**Provided records:**
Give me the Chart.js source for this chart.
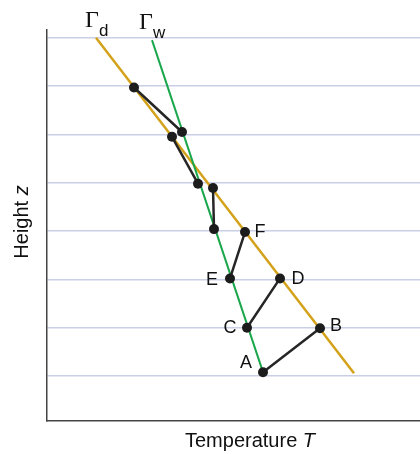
<!DOCTYPE html>
<html><head><meta charset="utf-8">
<script src="https://cdn.jsdelivr.net/npm/chart.js@4/dist/chart.umd.min.js"></script>
<style>html,body{margin:0;padding:0;background:#fff}canvas{display:block}</style>
</head><body>
<canvas id="c" width="420" height="454"></canvas>
<script>
// Parcel path segments (temperature, height); null breaks the path
const pathT = [216, 273, null, 200, 233, null, 183, 198, null, 167, 166, null, 151, 125, null, 135, 87];
const pathZ = [1.08, 1.99, null, 2.0, 3.02, null, 3.02, 3.98, null, 4.04, 4.89, null, 4.98, 5.95, null, 6.05, 6.97];
// labelled points (index into path arrays)
const pathLabels = ['A', 'B', 'C', 'D', 'E', 'F'];
const labelIdx = [0, 1, 3, 4, 6, 7];
// Dry adiabat
const dryT = [49, 307];
const dryZ = [8.0, 1.06];
// Wet adiabat
const wetT = [105, 216];
const wetZ = [7.95, 1.08];
const gridZ = [1, 2, 3, 4, 5, 6, 7, 8];
const curveNames = [['Γ', 'd'], ['Γ', 'w']];
const xTitle = ['Temperature ', 'T'];
const yTitle = ['Height ', 'z'];

const pts = (xs, ys) => xs.map((x, i) => ({x: x === null ? NaN : x, y: ys[i] === null ? NaN : ys[i]}));

// label offsets (px) relative to point: [dx, dy]
const labelOffsets = [[-17, -9], [16, -2], [-17, 0], [18, 1], [-18, 2], [15, 0]];

const textPlugin = {
  id: 'texts',
  afterDraw(chart) {
    const ctx = chart.ctx;
    const xs = chart.scales.x, ys = chart.scales.y;
    ctx.save();
    ctx.fillStyle = '#111';
    // point labels
    ctx.font = '18px "Liberation Sans", Arial, sans-serif';
    ctx.textAlign = 'center';
    ctx.textBaseline = 'middle';
    pathLabels.forEach((lab, i) => {
      const k = labelIdx[i];
      const px = xs.getPixelForValue(pathT[k]);
      const py = ys.getPixelForValue(pathZ[k]);
      ctx.fillText(lab, px + labelOffsets[i][0], py + labelOffsets[i][1]);
    });
    // curve names
    ctx.textAlign = 'left';
    ctx.textBaseline = 'alphabetic';
    const starts = [[dryT[0], dryZ[0], -11], [wetT[0], wetZ[0], -13]];
    curveNames.forEach((nm, i) => {
      const px = xs.getPixelForValue(starts[i][0]) + starts[i][2];
      const py = ys.getPixelForValue(starts[i][1]);
      ctx.font = '24px "Liberation Serif", "Times New Roman", serif';
      ctx.fillText(nm[0], px, py - 11);
      const w = ctx.measureText(nm[0]).width;
      ctx.font = '17px "Liberation Sans", Arial, sans-serif';
      ctx.fillText(nm[1], px + w, py - 2);
    });
    // x title
    ctx.font = '20px "Liberation Sans", Arial, sans-serif';
    const w1 = ctx.measureText(xTitle[0]).width;
    ctx.font = 'italic 20px "Liberation Sans", Arial, sans-serif';
    const w2 = ctx.measureText(xTitle[1]).width;
    let sx = 250 - (w1 + w2) / 2;
    ctx.font = '20px "Liberation Sans", Arial, sans-serif';
    ctx.fillText(xTitle[0], sx, 447);
    ctx.font = 'italic 20px "Liberation Sans", Arial, sans-serif';
    ctx.fillText(xTitle[1], sx + w1, 447);
    // y title
    ctx.translate(28, 222);
    ctx.rotate(-Math.PI / 2);
    ctx.font = '20px "Liberation Sans", Arial, sans-serif';
    const h1 = ctx.measureText(yTitle[0]).width;
    ctx.font = 'italic 20px "Liberation Sans", Arial, sans-serif';
    const h2 = ctx.measureText(yTitle[1]).width;
    sx = -(h1 + h2) / 2;
    ctx.font = '20px "Liberation Sans", Arial, sans-serif';
    ctx.fillText(yTitle[0], sx, 0);
    ctx.font = 'italic 20px "Liberation Sans", Arial, sans-serif';
    ctx.fillText(yTitle[1], sx + h1, 0);
    ctx.restore();
  }
};

new Chart(document.getElementById('c'), {
  type: 'line',
  data: {
    datasets: [
      {data: pts(pathT, pathZ), borderColor: '#262626', borderWidth: 2.5, pointRadius: 5,
       pointBackgroundColor: '#1c1c1c', pointBorderWidth: 0, spanGaps: false, order: 0, clip: false},
      {data: pts(wetT, wetZ), borderColor: '#1aa64a', borderWidth: 2, pointRadius: 0, order: 1},
      {data: pts(dryT, dryZ), borderColor: '#d4a21a', borderWidth: 2.5, pointRadius: 0, order: 2}
    ]
  },
  options: {
    responsive: false,
    animation: false,
    layout: {autoPadding: false, padding: {left: 47, top: 30, right: 0, bottom: 33}},
    plugins: {legend: {display: false}, tooltip: {enabled: false}},
    scales: {
      x: {type: 'linear', min: 0, max: 373,
          ticks: {display: false}, grid: {display: false, drawTicks: false},
          border: {display: true, color: '#444', width: 1.5}},
      y: {type: 'linear', min: 0.07, max: 8.16,
          afterBuildTicks: (s) => { s.ticks = gridZ.map(v => ({value: v})); },
          ticks: {display: false}, grid: {color: '#c9cfe6', lineWidth: 1.5, drawTicks: false},
          border: {display: true, color: '#444', width: 1.5}}
    }
  },
  plugins: [textPlugin]
});
</script>
</body></html>
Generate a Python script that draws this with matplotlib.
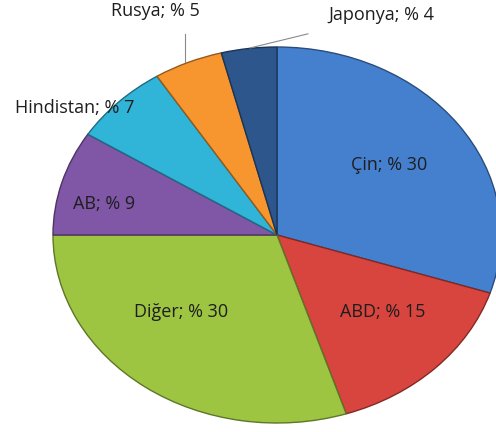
import numpy as np
import matplotlib.pyplot as plt
import matplotlib.colors as mcolors

# Ülkelere göre pay (%)
labels = ['Çin', 'ABD', 'Diğer', 'AB', 'Hindistan', 'Rusya', 'Japonya']
values = [30, 15, 30, 9, 7, 5, 4]
colors = ['#4580CF', '#D8453E', '#9DC541', '#7F57A6', '#30B4D8', '#F7962F', '#2C568C']

# etiket konumları (veri koordinatları)
label_pos = [(0.50, 0.37), (0.47, -0.41), (-0.43, -0.41), (-0.77, 0.165),
             (-0.905, 0.675), (-0.545, 1.19), (0.465, 1.17)]

plt.rcParams['font.family'] = ['Open Sans', 'DejaVu Sans']

fig = plt.figure(figsize=(4.96, 4.32), dpi=100)
ax = fig.add_axes([0, 0, 1, 1])

edge = [mcolors.to_hex(np.array(mcolors.to_rgb(c)) * 0.6) for c in colors]
wedges, _ = ax.pie(values, colors=colors, startangle=90, counterclock=False,
                   wedgeprops=dict(linewidth=1.0))
for w, e in zip(wedges, edge):
    w.set_edgecolor(e)

# elips görünümü için eşit olmayan ölçek
ax.set_aspect('auto')
ax.set_xlim(-277 / 224, (496 - 277) / 224)
ax.set_ylim(-197 / 188, (432 - 197) / 188)
ax.axis('off')

for lab, val, (x, y) in zip(labels, values, label_pos):
    ax.text(x, y, f'{lab}; % {val}', ha='center', va='center',
            fontsize=13, color='#1e1e1e')

# dış etiketler için kılavuz çizgiler
ax.plot([-0.41, -0.41], [1.07, 0.92], color='#8a8a8a', lw=0.8)
ax.plot([0.138, -0.12], [1.07, 0.995], color='#8a8a8a', lw=0.8)

fig.savefig('out.png', dpi=100)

**Problem statement:** Write out all the entries again, word for word, and print no images.

**Exercise answer:**
Give me the Chart.js source for this chart.
<!DOCTYPE html>
<html><head><meta charset="utf-8">
<script src="https://cdn.jsdelivr.net/npm/chart.js@4/dist/chart.umd.min.js"></script>
<style>html,body{margin:0;padding:0;background:#fff}canvas{display:block}</style>
</head><body>
<canvas id="c" width="420" height="454"></canvas>
<script>
// Parcel path segments (temperature, height); null breaks the path
const pathT = [216, 273, null, 200, 233, null, 183, 198, null, 167, 166, null, 151, 125, null, 135, 87];
const pathZ = [1.08, 1.99, null, 2.0, 3.02, null, 3.02, 3.98, null, 4.04, 4.89, null, 4.98, 5.95, null, 6.05, 6.97];
// labelled points (index into path arrays)
const pathLabels = ['A', 'B', 'C', 'D', 'E', 'F'];
const labelIdx = [0, 1, 3, 4, 6, 7];
// Dry adiabat
const dryT = [49, 307];
const dryZ = [8.0, 1.06];
// Wet adiabat
const wetT = [105, 216];
const wetZ = [7.95, 1.08];
const gridZ = [1, 2, 3, 4, 5, 6, 7, 8];
const curveNames = [['Γ', 'd'], ['Γ', 'w']];
const xTitle = ['Temperature ', 'T'];
const yTitle = ['Height ', 'z'];

const pts = (xs, ys) => xs.map((x, i) => ({x: x === null ? NaN : x, y: ys[i] === null ? NaN : ys[i]}));

// label offsets (px) relative to point: [dx, dy]
const labelOffsets = [[-17, -9], [16, -2], [-17, 0], [18, 1], [-18, 2], [15, 0]];

const textPlugin = {
  id: 'texts',
  afterDraw(chart) {
    const ctx = chart.ctx;
    const xs = chart.scales.x, ys = chart.scales.y;
    ctx.save();
    ctx.fillStyle = '#111';
    // point labels
    ctx.font = '18px "Liberation Sans", Arial, sans-serif';
    ctx.textAlign = 'center';
    ctx.textBaseline = 'middle';
    pathLabels.forEach((lab, i) => {
      const k = labelIdx[i];
      const px = xs.getPixelForValue(pathT[k]);
      const py = ys.getPixelForValue(pathZ[k]);
      ctx.fillText(lab, px + labelOffsets[i][0], py + labelOffsets[i][1]);
    });
    // curve names
    ctx.textAlign = 'left';
    ctx.textBaseline = 'alphabetic';
    const starts = [[dryT[0], dryZ[0], -11], [wetT[0], wetZ[0], -13]];
    curveNames.forEach((nm, i) => {
      const px = xs.getPixelForValue(starts[i][0]) + starts[i][2];
      const py = ys.getPixelForValue(starts[i][1]);
      ctx.font = '24px "Liberation Serif", "Times New Roman", serif';
      ctx.fillText(nm[0], px, py - 11);
      const w = ctx.measureText(nm[0]).width;
      ctx.font = '17px "Liberation Sans", Arial, sans-serif';
      ctx.fillText(nm[1], px + w, py - 2);
    });
    // x title
    ctx.font = '20px "Liberation Sans", Arial, sans-serif';
    const w1 = ctx.measureText(xTitle[0]).width;
    ctx.font = 'italic 20px "Liberation Sans", Arial, sans-serif';
    const w2 = ctx.measureText(xTitle[1]).width;
    let sx = 250 - (w1 + w2) / 2;
    ctx.font = '20px "Liberation Sans", Arial, sans-serif';
    ctx.fillText(xTitle[0], sx, 447);
    ctx.font = 'italic 20px "Liberation Sans", Arial, sans-serif';
    ctx.fillText(xTitle[1], sx + w1, 447);
    // y title
    ctx.translate(28, 222);
    ctx.rotate(-Math.PI / 2);
    ctx.font = '20px "Liberation Sans", Arial, sans-serif';
    const h1 = ctx.measureText(yTitle[0]).width;
    ctx.font = 'italic 20px "Liberation Sans", Arial, sans-serif';
    const h2 = ctx.measureText(yTitle[1]).width;
    sx = -(h1 + h2) / 2;
    ctx.font = '20px "Liberation Sans", Arial, sans-serif';
    ctx.fillText(yTitle[0], sx, 0);
    ctx.font = 'italic 20px "Liberation Sans", Arial, sans-serif';
    ctx.fillText(yTitle[1], sx + h1, 0);
    ctx.restore();
  }
};

new Chart(document.getElementById('c'), {
  type: 'line',
  data: {
    datasets: [
      {data: pts(pathT, pathZ), borderColor: '#262626', borderWidth: 2.5, pointRadius: 5,
       pointBackgroundColor: '#1c1c1c', pointBorderWidth: 0, spanGaps: false, order: 0, clip: false},
      {data: pts(wetT, wetZ), borderColor: '#1aa64a', borderWidth: 2, pointRadius: 0, order: 1},
      {data: pts(dryT, dryZ), borderColor: '#d4a21a', borderWidth: 2.5, pointRadius: 0, order: 2}
    ]
  },
  options: {
    responsive: false,
    animation: false,
    layout: {autoPadding: false, padding: {left: 47, top: 30, right: 0, bottom: 33}},
    plugins: {legend: {display: false}, tooltip: {enabled: false}},
    scales: {
      x: {type: 'linear', min: 0, max: 373,
          ticks: {display: false}, grid: {display: false, drawTicks: false},
          border: {display: true, color: '#444', width: 1.5}},
      y: {type: 'linear', min: 0.07, max: 8.16,
          afterBuildTicks: (s) => { s.ticks = gridZ.map(v => ({value: v})); },
          ticks: {display: false}, grid: {color: '#c9cfe6', lineWidth: 1.5, drawTicks: false},
          border: {display: true, color: '#444', width: 1.5}}
    }
  },
  plugins: [textPlugin]
});
</script>
</body></html>
Generate a Python script that draws this with matplotlib.
import numpy as np
import matplotlib.pyplot as plt
import matplotlib.colors as mcolors

# Ülkelere göre pay (%)
labels = ['Çin', 'ABD', 'Diğer', 'AB', 'Hindistan', 'Rusya', 'Japonya']
values = [30, 15, 30, 9, 7, 5, 4]
colors = ['#4580CF', '#D8453E', '#9DC541', '#7F57A6', '#30B4D8', '#F7962F', '#2C568C']

# etiket konumları (veri koordinatları)
label_pos = [(0.50, 0.37), (0.47, -0.41), (-0.43, -0.41), (-0.77, 0.165),
             (-0.905, 0.675), (-0.545, 1.19), (0.465, 1.17)]

plt.rcParams['font.family'] = ['Open Sans', 'DejaVu Sans']

fig = plt.figure(figsize=(4.96, 4.32), dpi=100)
ax = fig.add_axes([0, 0, 1, 1])

edge = [mcolors.to_hex(np.array(mcolors.to_rgb(c)) * 0.6) for c in colors]
wedges, _ = ax.pie(values, colors=colors, startangle=90, counterclock=False,
                   wedgeprops=dict(linewidth=1.0))
for w, e in zip(wedges, edge):
    w.set_edgecolor(e)

# elips görünümü için eşit olmayan ölçek
ax.set_aspect('auto')
ax.set_xlim(-277 / 224, (496 - 277) / 224)
ax.set_ylim(-197 / 188, (432 - 197) / 188)
ax.axis('off')

for lab, val, (x, y) in zip(labels, values, label_pos):
    ax.text(x, y, f'{lab}; % {val}', ha='center', va='center',
            fontsize=13, color='#1e1e1e')

# dış etiketler için kılavuz çizgiler
ax.plot([-0.41, -0.41], [1.07, 0.92], color='#8a8a8a', lw=0.8)
ax.plot([0.138, -0.12], [1.07, 0.995], color='#8a8a8a', lw=0.8)

fig.savefig('out.png', dpi=100)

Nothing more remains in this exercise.